Connecting data to engines
Engines connect to data through the data block in the engine configuration. You can connect tables or views as item, user, or interaction tables.
Data unification with views
Use views to unify data from multiple sources into a single table for your engine. Views let you join tables, transform schemas, and create derived features before connecting to an engine.
Views can be materialized or on-demand:
- Materialized views (default): Results are stored as a physical table and updated automatically when source tables change. Use for fast query performance and frequently accessed data.
- On-demand views: Results are computed on-the-fly each time the view is accessed. Use when data changes frequently or you need real-time results.
For details, see Table & View Basics.
Connecting data through the data block
The data block defines which tables or views the engine uses. You can connect tables directly or use the query option for simple transformations.
Connect a table or view
Connect a table or view by name:
data:
item_table:
name: unified_items
type: table
user_table:
name: customers
type: table
interaction_table:
name: normalized_interactions
type: table
Simple transformations with query
For simple column renaming, you can use the query option:
data:
item_table:
type: query
query: |
SELECT product_id as item_id, name, description, category, price
FROM products
For anything more complex than a column rename or casting, we recommend creating an SQL view.
Use views for complex operations
For complex SQL operations such as joins, aggregations, or multi-table transformations, create a view instead of using the query option. Views are more maintainable and can be reused across multiple engines.
# unified_items_view.yaml
name: unified_items
view_type: SQL
sql_view_type: MATERIALIZED_VIEW
sql_query: |
SELECT
p.product_id as item_id,
p.name as title,
p.description,
p.category,
p.price,
i.inventory_count,
r.rating_avg
FROM products p
LEFT JOIN inventory i ON p.product_id = i.product_id
LEFT JOIN reviews_summary r ON p.product_id = r.product_id
shaped create-view --file unified_items_view.yaml
Then connect the view in your engine:
data:
item_table:
name: unified_items
type: table
Real-time vs batch connectors
Data sources use either real-time (streaming) or batch connectors:
- Real-time connectors: Stream data continuously as events occur. Data is ingested within 30 seconds. Use for user interaction events (clicks, views, purchases) that need immediate processing.
- Batch connectors: Sync data on a regular schedule (every 15 minutes). Use for item catalogs, user profiles, and historical data.
You can use both connector types in the same engine.
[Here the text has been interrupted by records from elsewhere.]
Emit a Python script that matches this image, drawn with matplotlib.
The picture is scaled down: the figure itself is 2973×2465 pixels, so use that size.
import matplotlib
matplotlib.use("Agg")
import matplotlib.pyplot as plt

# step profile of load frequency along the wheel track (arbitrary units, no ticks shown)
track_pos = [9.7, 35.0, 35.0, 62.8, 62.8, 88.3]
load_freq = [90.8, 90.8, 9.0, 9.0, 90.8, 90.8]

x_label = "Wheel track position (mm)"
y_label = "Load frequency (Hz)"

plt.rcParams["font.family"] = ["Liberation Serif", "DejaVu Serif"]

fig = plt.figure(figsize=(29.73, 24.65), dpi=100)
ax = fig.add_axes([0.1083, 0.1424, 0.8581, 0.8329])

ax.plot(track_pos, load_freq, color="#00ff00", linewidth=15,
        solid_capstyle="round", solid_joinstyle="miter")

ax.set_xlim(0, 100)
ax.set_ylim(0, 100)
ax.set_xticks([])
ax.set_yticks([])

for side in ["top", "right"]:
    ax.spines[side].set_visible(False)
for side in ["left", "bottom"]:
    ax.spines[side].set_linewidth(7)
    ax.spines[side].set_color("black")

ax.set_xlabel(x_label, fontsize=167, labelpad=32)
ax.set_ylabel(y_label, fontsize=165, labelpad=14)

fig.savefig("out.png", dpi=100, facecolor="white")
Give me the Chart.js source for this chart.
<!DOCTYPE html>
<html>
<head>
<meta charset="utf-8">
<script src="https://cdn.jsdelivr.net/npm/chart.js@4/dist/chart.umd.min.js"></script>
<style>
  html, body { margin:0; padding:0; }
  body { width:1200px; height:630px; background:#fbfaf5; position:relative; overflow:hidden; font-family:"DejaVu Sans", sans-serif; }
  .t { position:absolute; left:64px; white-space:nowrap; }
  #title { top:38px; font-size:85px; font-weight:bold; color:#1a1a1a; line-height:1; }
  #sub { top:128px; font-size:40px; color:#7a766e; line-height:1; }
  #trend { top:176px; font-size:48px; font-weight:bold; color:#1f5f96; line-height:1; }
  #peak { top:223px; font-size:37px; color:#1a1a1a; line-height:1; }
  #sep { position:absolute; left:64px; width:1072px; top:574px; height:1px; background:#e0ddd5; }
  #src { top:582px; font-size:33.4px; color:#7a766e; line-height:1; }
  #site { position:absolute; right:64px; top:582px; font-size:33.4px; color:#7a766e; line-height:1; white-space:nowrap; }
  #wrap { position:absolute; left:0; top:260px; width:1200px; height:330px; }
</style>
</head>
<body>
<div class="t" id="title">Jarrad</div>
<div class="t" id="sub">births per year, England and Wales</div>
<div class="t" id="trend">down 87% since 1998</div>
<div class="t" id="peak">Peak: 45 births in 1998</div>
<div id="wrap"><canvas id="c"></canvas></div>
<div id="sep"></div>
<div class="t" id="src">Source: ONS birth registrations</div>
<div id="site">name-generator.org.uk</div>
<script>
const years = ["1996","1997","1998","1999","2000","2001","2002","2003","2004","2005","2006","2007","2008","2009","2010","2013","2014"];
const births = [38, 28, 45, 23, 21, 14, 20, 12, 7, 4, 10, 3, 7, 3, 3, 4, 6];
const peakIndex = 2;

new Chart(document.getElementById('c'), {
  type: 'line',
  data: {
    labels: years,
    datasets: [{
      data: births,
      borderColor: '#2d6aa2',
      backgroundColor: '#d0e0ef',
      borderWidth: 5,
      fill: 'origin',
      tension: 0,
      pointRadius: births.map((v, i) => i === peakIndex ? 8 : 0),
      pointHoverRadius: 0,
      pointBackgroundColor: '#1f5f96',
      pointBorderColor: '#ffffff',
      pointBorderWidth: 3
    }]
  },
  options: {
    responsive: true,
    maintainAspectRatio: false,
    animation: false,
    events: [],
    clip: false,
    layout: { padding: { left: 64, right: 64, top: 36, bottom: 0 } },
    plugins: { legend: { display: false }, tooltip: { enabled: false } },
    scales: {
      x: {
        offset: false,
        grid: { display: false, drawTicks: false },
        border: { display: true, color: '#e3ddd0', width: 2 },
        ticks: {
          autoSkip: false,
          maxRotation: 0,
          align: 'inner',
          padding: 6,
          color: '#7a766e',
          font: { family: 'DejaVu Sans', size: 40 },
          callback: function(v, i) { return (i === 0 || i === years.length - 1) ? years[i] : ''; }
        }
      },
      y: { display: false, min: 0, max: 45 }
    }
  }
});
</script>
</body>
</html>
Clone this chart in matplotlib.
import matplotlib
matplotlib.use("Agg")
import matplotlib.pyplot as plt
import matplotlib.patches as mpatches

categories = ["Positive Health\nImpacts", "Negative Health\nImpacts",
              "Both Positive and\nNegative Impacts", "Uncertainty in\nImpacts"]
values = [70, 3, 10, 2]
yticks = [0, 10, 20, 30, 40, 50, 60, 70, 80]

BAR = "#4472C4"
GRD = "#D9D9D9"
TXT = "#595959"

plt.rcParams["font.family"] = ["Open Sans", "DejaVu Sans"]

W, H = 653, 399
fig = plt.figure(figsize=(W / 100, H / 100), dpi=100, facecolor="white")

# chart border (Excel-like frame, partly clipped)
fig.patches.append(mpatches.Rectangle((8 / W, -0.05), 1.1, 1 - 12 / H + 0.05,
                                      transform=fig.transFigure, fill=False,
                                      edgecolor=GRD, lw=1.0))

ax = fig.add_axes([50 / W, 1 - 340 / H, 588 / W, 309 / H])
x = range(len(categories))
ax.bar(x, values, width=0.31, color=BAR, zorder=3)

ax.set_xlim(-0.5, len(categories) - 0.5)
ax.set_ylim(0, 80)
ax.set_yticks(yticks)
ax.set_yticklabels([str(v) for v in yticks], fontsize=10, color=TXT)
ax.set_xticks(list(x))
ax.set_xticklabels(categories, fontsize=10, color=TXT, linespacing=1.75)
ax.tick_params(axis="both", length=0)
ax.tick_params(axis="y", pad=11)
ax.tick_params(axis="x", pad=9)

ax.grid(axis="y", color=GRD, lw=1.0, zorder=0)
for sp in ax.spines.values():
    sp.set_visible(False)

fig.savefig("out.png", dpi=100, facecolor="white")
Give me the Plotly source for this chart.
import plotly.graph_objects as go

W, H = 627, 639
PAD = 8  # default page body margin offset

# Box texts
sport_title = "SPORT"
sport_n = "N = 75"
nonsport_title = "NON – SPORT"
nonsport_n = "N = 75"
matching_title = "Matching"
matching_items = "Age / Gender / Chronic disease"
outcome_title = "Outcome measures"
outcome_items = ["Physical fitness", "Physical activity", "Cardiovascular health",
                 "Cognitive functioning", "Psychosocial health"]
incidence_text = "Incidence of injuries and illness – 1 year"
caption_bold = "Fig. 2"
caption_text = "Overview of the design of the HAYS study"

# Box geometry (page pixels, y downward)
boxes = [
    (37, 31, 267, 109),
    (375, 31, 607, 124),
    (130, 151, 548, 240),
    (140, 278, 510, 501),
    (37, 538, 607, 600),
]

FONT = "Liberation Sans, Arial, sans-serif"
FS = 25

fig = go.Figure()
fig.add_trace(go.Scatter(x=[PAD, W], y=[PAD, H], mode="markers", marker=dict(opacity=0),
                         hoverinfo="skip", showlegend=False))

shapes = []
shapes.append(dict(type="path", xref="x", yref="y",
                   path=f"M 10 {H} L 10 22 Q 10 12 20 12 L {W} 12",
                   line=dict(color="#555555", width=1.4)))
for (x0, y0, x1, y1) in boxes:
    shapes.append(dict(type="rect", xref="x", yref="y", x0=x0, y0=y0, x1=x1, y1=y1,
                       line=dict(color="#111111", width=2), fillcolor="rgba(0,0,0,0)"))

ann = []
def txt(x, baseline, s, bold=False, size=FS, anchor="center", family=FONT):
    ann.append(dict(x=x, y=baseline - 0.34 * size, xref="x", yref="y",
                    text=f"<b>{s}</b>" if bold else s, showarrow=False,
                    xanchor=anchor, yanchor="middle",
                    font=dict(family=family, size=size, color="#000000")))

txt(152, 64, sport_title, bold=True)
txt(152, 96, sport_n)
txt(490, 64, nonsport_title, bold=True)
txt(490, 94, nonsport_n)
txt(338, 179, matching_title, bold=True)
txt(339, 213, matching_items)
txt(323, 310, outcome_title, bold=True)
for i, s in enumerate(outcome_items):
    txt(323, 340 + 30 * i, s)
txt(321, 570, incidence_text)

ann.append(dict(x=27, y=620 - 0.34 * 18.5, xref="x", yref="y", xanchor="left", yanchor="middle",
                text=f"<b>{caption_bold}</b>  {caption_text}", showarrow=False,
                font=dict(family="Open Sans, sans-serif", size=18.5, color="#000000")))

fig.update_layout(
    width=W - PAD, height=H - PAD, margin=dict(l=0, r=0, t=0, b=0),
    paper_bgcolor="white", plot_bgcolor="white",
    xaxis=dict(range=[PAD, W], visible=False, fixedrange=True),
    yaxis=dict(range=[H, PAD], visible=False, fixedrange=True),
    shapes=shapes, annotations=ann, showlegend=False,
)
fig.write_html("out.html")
Use real-time connectors for interaction events and batch connectors for item catalogs and user profiles.
For details, see Connector Types.
Schema configuration
Use schema_override to specify how columns should be interpreted:
data:
item_table:
name: movies
type: table
schema_override:
item:
id: item_id
features:
- name: genre
type: Sequence[TextCategory]
- name: poster_url
type: Image
- name: movie_title
type: Text
created_at: created_at
If you don't specify a column in schema_override, Shaped will infer the type automatically.